If you perfectly centered (so that it doesn’t just get thrown off from centrifugal force) a helicopter on a rotating turntable, and the turntable was rotating at the same speed as the helicopters blades, in the same direction, would it take off?
You sick, sick puppy. You’ve created a monster, you realise…
Now, lessee…
I think the first problem is that the centre of gravity of the chopper would not be the same as the hub of the rotors, due to the big, heavy tail assembly sticking out one side. So that might mess things up somewhat.
Then there is the fact that the tail rotor isn’t spinning (I assume), so you won’t get anything like stable flight.
If we ignore all of these problems, my WAG is that a high enough rotational speed would allow the rotors to lift the helicopter off the turntable, but as soon as it did so it would lose rotatioonal speed and come back down. You might get a couple of feet altitude if you were lucky.
In the real world, the thing will spin out very quickly, making an expensive mess.
The rotors are spinning under their own power too?
Then baring problems of centring, I think it’d take off twice as quickly if the turntable was spinning in the same direction as the rotors.
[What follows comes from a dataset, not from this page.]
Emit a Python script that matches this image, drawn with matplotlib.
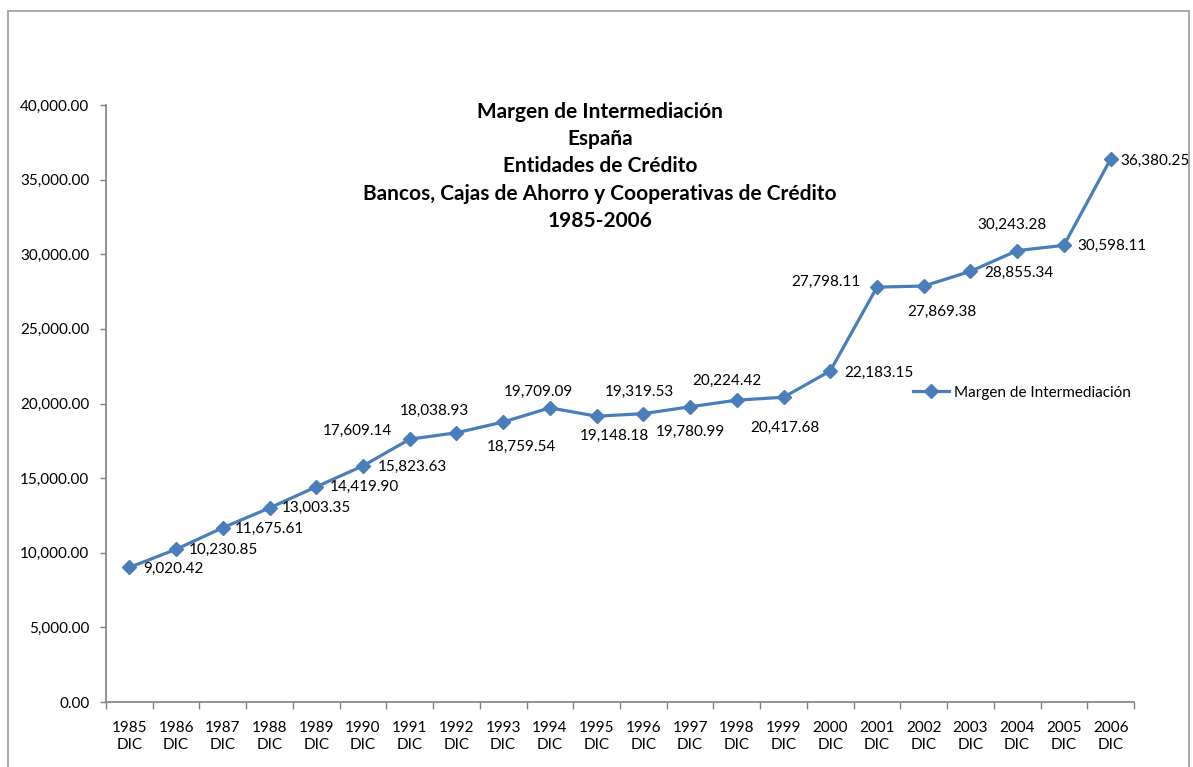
import matplotlib
matplotlib.use("Agg")
import matplotlib.pyplot as plt
from matplotlib.patches import Rectangle
from matplotlib.ticker import FuncFormatter, FixedLocator

years = ["1985", "1986", "1987", "1988", "1989", "1990", "1991", "1992", "1993", "1994", "1995",
         "1996", "1997", "1998", "1999", "2000", "2001", "2002", "2003", "2004", "2005", "2006"]
month = "DIC"
values = [9020.42, 10230.85, 11675.61, 13003.35, 14419.90, 15823.63, 17609.14, 18038.93,
          18759.54, 19709.09, 19148.18, 19319.53, 19780.99, 20224.42, 20417.68, 22183.15,
          27798.11, 27869.38, 28855.34, 30243.28, 30598.11, 36380.25]
series_name = "Margen de Intermediación"
title_lines = ["Margen de Intermediación", "España", "Entidades de Crédito",
               "Bancos, Cajas de Ahorro y Cooperativas de Crédito", "1985-2006"]
y_ticks = [0, 5000, 10000, 15000, 20000, 25000, 30000, 35000, 40000]

# label offsets (pixels) relative to each point -- styling only
label_offsets = [(44, -2), (47, -1), (47, -1), (47, 0), (48, 0), (49, -1), (-52, 8), (-22, 22),
                 (18, -25), (-12, 16), (18, -20), (-4, 22), (0, -25), (-10, 19), (1, -31),
                 (49, -2), (-51, 5), (18, -26), (48, -2), (-5, 26), (48, -1), (44, -2)]

plt.rcParams['font.family'] = ['Lato', 'DejaVu Sans']
W, H = 1193, 767
fig = plt.figure(figsize=(W / 100, H / 100), dpi=100)
fig.patch.set_facecolor("white")

# chart area border
fig.patches.append(Rectangle((8 / W, -0.05), (1189 - 8) / W, 1 - 11 / H + 0.05,
                             transform=fig.transFigure, fill=False,
                             edgecolor="#9a9a9a", linewidth=1.2))

ax = fig.add_axes([106 / W, 1 - 702 / H, (1134 - 106) / W, (702 - 105) / H])
x = list(range(len(values)))
color = "#4A7EBB"
ax.plot(x, values, color=color, linewidth=2.3, marker="D", markersize=7,
        markeredgecolor=color, markerfacecolor=color, label=series_name, zorder=3)

for xi, v, (dx, dy) in zip(x, values, label_offsets):
    ax.annotate(f"{v:,.2f}", (xi, v), xytext=(dx, dy), textcoords="offset pixels",
                ha="center", va="center", fontsize=11, color="#000000")

ax.set_xlim(-0.5, len(values) - 0.5)
ax.set_ylim(0, 40000)
ax.yaxis.set_major_locator(FixedLocator(y_ticks))
ax.yaxis.set_major_formatter(FuncFormatter(lambda v, p: f"{v:,.2f}"))

ax.set_xticks([i - 0.5 for i in range(len(values) + 1)])
ax.set_xticklabels([])
ax.set_xticks(x, minor=True)
ax.set_xticklabels([f"{y}\n{month}" for y in years], minor=True, fontsize=11,
                   linespacing=1.2)
ax.tick_params(axis="x", which="minor", length=0, pad=14)
ax.tick_params(axis="x", which="major", length=5, color="#808080", width=1)
ax.tick_params(axis="y", length=4, color="#808080", width=1, labelsize=11, pad=8)

for s in ["top", "right"]:
    ax.spines[s].set_visible(False)
for s in ["left", "bottom"]:
    ax.spines[s].set_color("#808080")
    ax.spines[s].set_linewidth(1.2)

# title
title_y = [112, 139, 166, 194, 221]
for t, ty in zip(title_lines, title_y):
    fig.text(600 / W, 1 - ty / H, t, ha="center", va="center", fontsize=15,
             fontweight="bold")

leg = ax.legend(loc="upper left", bbox_to_anchor=(905 / W, 1 - 378 / H),
                bbox_transform=fig.transFigure, frameon=False, fontsize=11,
                handlelength=2.4, handletextpad=0.3, borderpad=0)

fig.savefig("out.png", dpi=100, facecolor="white")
Spinning against them, on the other hand… I suppose it’d just sit there.
Yep, sorry to say there’s no controversy here. The blades would remain still and the helicopter would probably rip to shreds, but no chance of take off.
[QUOTE=Suda]
yeah this probably sounds somewhat familiar.
I’ll bite. The helicopter will NOT take off. It WILL wobble badly from an out of balance fuselage. It does not matter if the rotor is spinning under power or not, the body will still be rotating with the turntable. A helicopter fuselage is not balanced to spin, more to weather vane in foward flight. I’d say a helicopter on a turntable is doomed to tip over, rotor strike either the tail boom or ground, and beat it’s self to death.
Various Googling suggests that helicopter main rotor RPM is typically 200 to 400. It should be obvious that no real helicopter could deal with that - and the occupants certainly couldn’t.
Assuming the turntable has sufficient torque to overpower the tail rotor, which will be fighting the turntable, the rotor blades will not be moving relative to the surrounding air and will not produce downward thrust. A helicopter can fly normally because only the air is resisting the tail rotor’s torque, nothing is neutralizing or overpowering it in the opposite direction.
The CG is in the rotor’s thrust centerline in stable flight. The cyclic pitch is adjusted to make that happen. Not an issue here.
Oh, lawd, I guess we should have seen this sequal coming. First airplanes on treadmills, now this. What’s next? Aircraft carriers travelling faster than their catapaults?
Somebody pull Cecil’s face out of the eggnog. I think we need him for this one.
The lifting force is created by the relative movement of the main rotor blades with the air.
Everything else is irrelevant in terms of how much upward force is created.
When the lifting force exceeds the weight of the helicopter it will lift off.
As a practical matter, spinning the body of the helicopter itself relative to the air will make it very unstable and also create a great deal of turbulent air, decreasing the efficiency of the rotors. It would wobble and crash immediately.
There is no particular complexity to trying to figure out artificial scenarios around anything below the blades, so to speak–spinning helicopter; counter-rotating turntable–whatever. The lift is created by the relative movement of the blades through the air. Whatever is going on below that may contribute to unstable flight or inefficient lift, but it’s not some sort of tricky deal to decide whether or not the thing will lift off. When the speed of the rotor relative to the air reaches whatever speed it needs to be when the helicopter body is stationary, the helicopter will lift off. Obviously if you are artificially turning the body, the relative speed of the rotor and the body will vary to get the same rotor/air takeoff spin rate.
IIRC this was pretty thoroughly understood thus the reason why carriers turn into the wind. Launching a plane off the back of a moving carrier, especially without wind assistance = large probablility of big expensive splash.
Maybe, I don’t know - I guess that would result in a very ugly crash. But if the turntable was rotating in the opposite direction it probably wouldn’t take off. This is all assuming the forces involved and the erratic winds won’t smash the helicopter to the ground or rip it apart in the first place.
And even if the turntable has sufficient torque, the next question is whether the friction between the turntable and helicopter is enough to counteract the force of the tail rotor. I suspect it doesn’t.